How to communicate between blocks?

If I have one SM, and two blocks can be run on it. The intermediate result of one block will be written into L1 cache (not shared memory) (will it? or directly write back to L2?) And, can another block read this intermediate result from L1??

Because I read from somewhere that, different blocks can only communicate using global memory…

Different blocks can communicate via global memory. On Hopper blocks in the same Cluster can additionally use distributed shared memory

I think the answer is the write goes to both L1 and L2.

See Robert’s answer:

1 Like

Like, if block 1 writes a value back to global, but this value will also be write into L1, and another block 2, which accidentally also in the same SM, can hit this L1 intermediate result, right?

Also I am wondering, can two blocks from different streams works on a same SM? They can reuse data within one L1?

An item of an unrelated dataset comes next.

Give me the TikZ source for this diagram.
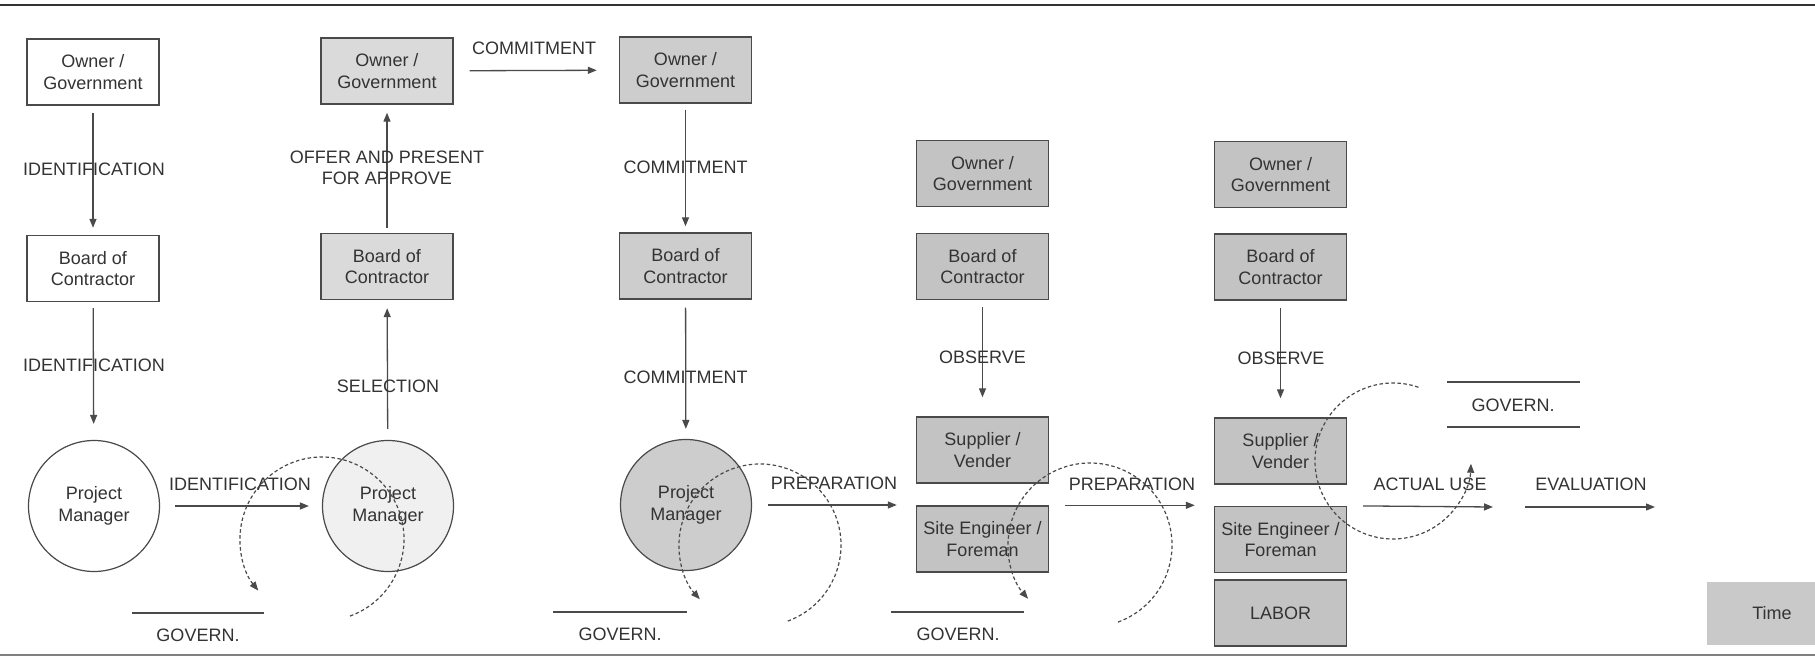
\documentclass[tikz,border=0pt]{standalone}
\usepackage{fontspec}
\setmainfont{Liberation Sans}
\usetikzlibrary{arrows.meta,calc}

\definecolor{ink}{HTML}{333333}
\definecolor{lineink}{HTML}{4A4A4A}
\definecolor{paleshade}{HTML}{F0F0F0}
\definecolor{lightshade}{HTML}{DADADA}
\definecolor{midshade}{HTML}{CDCDCD}
\definecolor{darkshade}{HTML}{C3C3C3}
\definecolor{timeshade}{HTML}{C9C9C9}

\begin{document}
\begin{tikzpicture}[x=1pt,y=1pt,
  every node/.style={font=\fontsize{18}{21.5}\selectfont, text=ink},
  party/.style={draw=lineink, line width=1.4pt, minimum width=132pt,
    minimum height=66pt, inner sep=0pt, align=center},
  pm/.style={circle, draw=lineink, line width=1.2pt, minimum size=131pt,
    inner sep=0pt, align=center},
  flow/.style={draw=lineink, line width=1.3pt, -{Triangle[length=9pt,width=7pt]}},
  cyclearc/.style={draw=lineink, line width=1.2pt, dash pattern=on 3.5pt off 2.5pt,
    -{Triangle[length=9pt,width=7pt]}},
  lbl/.style={inner sep=0pt, align=center},
  rule/.style={draw=lineink, line width=1.4pt}
]
\useasboundingbox (0,0) rectangle (1815,-658);
\clip (0,0) rectangle (1815,-658);
\fill[white] (0,0) rectangle (1815,-658);

% page rules
\draw[ink, line width=2pt] (0,-5) -- (1815,-5);
\draw[lineink!70, line width=1.6pt] (0,-655) -- (1815,-655);

% stage 1: identification
\node[party] (o1) at (93,-72) {Owner /\\Government};
\node[party] (b1) at (93,-268.5) {Board of\\Contractor};
\node[pm]    (p1) at (94,-506) {Project\\Manager};

% stage 2: selection
\node[party, fill=lightshade] (o2) at (387,-71) {Owner /\\Government};
\node[party, fill=lightshade] (b2) at (387,-266.5) {Board of\\Contractor};
\node[pm, fill=paleshade]     (p2) at (388,-506) {Project\\Manager};

% stage 3: commitment
\node[party, fill=midshade] (o3) at (685.5,-70) {Owner /\\Government};
\node[party, fill=midshade] (b3) at (685.5,-266) {Board of\\Contractor};
\node[pm, fill=midshade]    (p3) at (686,-505) {Project\\Manager};

% stage 4: preparation
\node[party, fill=darkshade] (o4) at (982.5,-173.5) {Owner /\\Government};
\node[party, fill=darkshade] (b4) at (982.5,-266.5) {Board of\\Contractor};
\node[party, fill=darkshade] (s4) at (982.5,-450) {Supplier /\\Vender};
\node[party, fill=darkshade] (e4) at (982.5,-539) {Site Engineer /\\Foreman};

% stage 5: actual use
\node[party, fill=darkshade] (o5) at (1280.5,-174.5) {Owner /\\Government};
\node[party, fill=darkshade] (b5) at (1280.5,-267) {Board of\\Contractor};
\node[party, fill=darkshade] (s5) at (1280.5,-451) {Supplier /\\Vender};
\node[party, fill=darkshade] (e5) at (1280.5,-539.5) {Site Engineer /\\Foreman};
\node[party, fill=darkshade] (l5) at (1280.5,-613) {LABOR};

% time marker
\node[fill=timeshade, minimum width=130pt, minimum height=63pt, inner sep=0pt] (time) at (1772,-613.5) {Time};

% connectors
\draw[flow, shorten <=7pt, shorten >=7pt] (o1) -- (b1);
\draw[flow, shorten <=6pt, shorten >=16pt] (b1) -- (p1);
\draw[flow, shorten <=15pt, shorten >=13pt] (p1) -- (p2);
\draw[flow, shorten <=11pt, shorten >=8pt] (p2) -- (b2);
\draw[flow, shorten <=5pt, shorten >=8pt] (b2) -- (o2);
\draw[flow, shorten <=16pt, shorten >=22pt] (o2) -- (o3);
\draw[flow, shorten <=6pt, shorten >=6pt] (o3) -- (b3);
\draw[flow, shorten <=8pt, shorten >=10pt] (b3) -- (p3);
\draw[flow, shorten <=16pt, shorten >=19pt] (p3.east) -- (p3.east -| e4.west);
\draw[flow, shorten <=7pt, shorten >=19pt] (b4) -- (s4);
\draw[flow, shorten <=16pt, shorten >=19pt] (e4.north east) -- (e4.north east -| e5.west);
\draw[flow, shorten <=7pt, shorten >=19pt] (b5) -- (s5);
\coordinate (useend) at (1493,-507);
\draw[flow, shorten <=16pt] (e5.north east) -- (useend);
\coordinate (evalstart) at (1525,-507);
\coordinate (evalend) at (1655,-507);
\draw[flow] (evalstart) -- (evalend);

% connector labels
\node[lbl] (l1) at (94,-169) {IDENTIFICATION};
\node[lbl] (l2) at (94,-365) {IDENTIFICATION};
\node[lbl] (l3) at (240,-484) {IDENTIFICATION};
\node[lbl] (l4) at (387,-168) {OFFER AND PRESENT\\FOR APPROVE};
\node[lbl] (l5l) at (388,-386) {SELECTION};
\node[lbl] (l6) at (534,-48) {COMMITMENT};
\node[lbl] (l7) at (685.5,-167) {COMMITMENT};
\node[lbl] (l8) at (685.5,-377) {COMMITMENT};
\node[lbl] (l9) at (834,-483) {PREPARATION};
\node[lbl] (l10) at (982.5,-357) {OBSERVE};
\node[lbl] (l11) at (1132,-484) {PREPARATION};
\node[lbl] (l12) at (1281,-358) {OBSERVE};
\node[lbl] (l13) at (1430,-484) {ACTUAL USE};
\node[lbl] (l14) at (1591,-484) {EVALUATION};

% governance bars
\node[lbl] (g1) at (198,-635) {GOVERN.};
\draw[rule] ([shift={(-66,22)}]g1.center) -- ([shift={(66,22)}]g1.center);
\node[lbl] (g2) at (620,-634) {GOVERN.};
\draw[rule] ([shift={(-67,22)}]g2.center) -- ([shift={(67,22)}]g2.center);
\node[lbl] (g3) at (958,-634) {GOVERN.};
\draw[rule] ([shift={(-67,22)}]g3.center) -- ([shift={(66,22)}]g3.center);
\node[lbl] (g4) at (1513,-405) {GOVERN.};
\draw[rule] ([shift={(-66,23)}]g4.center) -- ([shift={(67,23)}]g4.center);
\draw[rule] ([shift={(-66,-22)}]g4.center) -- ([shift={(67,-22)}]g4.center);

% governance cycles
\coordinate (r1) at (322,-539);
\draw[cyclearc] ([shift={(-70:82)}]r1) arc[start angle=-70, end angle=219, radius=82];
\coordinate (r2) at (760,-545);
\draw[cyclearc] ([shift={(-70:81)}]r2) arc[start angle=-70, end angle=222, radius=81];
\coordinate (r3) at (1090,-545);
\draw[cyclearc] ([shift={(-70:82)}]r3) arc[start angle=-70, end angle=221, radius=82];
\coordinate (r4) at (1393,-461);
\draw[cyclearc] ([shift={(71:78)}]r4) arc[start angle=71, end angle=358, radius=78];
\end{tikzpicture}
\end{document}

I wonder the same things, but I do not know the answer to these questions.

This is about all I rely on:

1 Like

Yes, blocks residing on the same SM share the same L1. If block A, on SM X, writes to global memory, and block B, on SM X, later reads from that same location in global memory, my expectation is that block B will hit in the L1, on the value that was written by block A.

Yes, two blocks from the same host process can be coresident on the same SM. They will share the L1 as already indicated.

BTW for better sync options between two blocks of the same kernel or different kernels, you could put the code into one block of the same kernel and test for thread number, e.g.

// run for example with 1024 threads per block

if (threadIdx.x <= 512) {
    // code 1
    int myidx = threadIdx.x; // 0..511
} else {
    // code 2
    int myidx = threadIdx.x - 512; // 0..511
}
1 Like

excatly! I am thinking about matmul. If we have enough work, maybe it is better to have one huggggge block to fill a whole SM!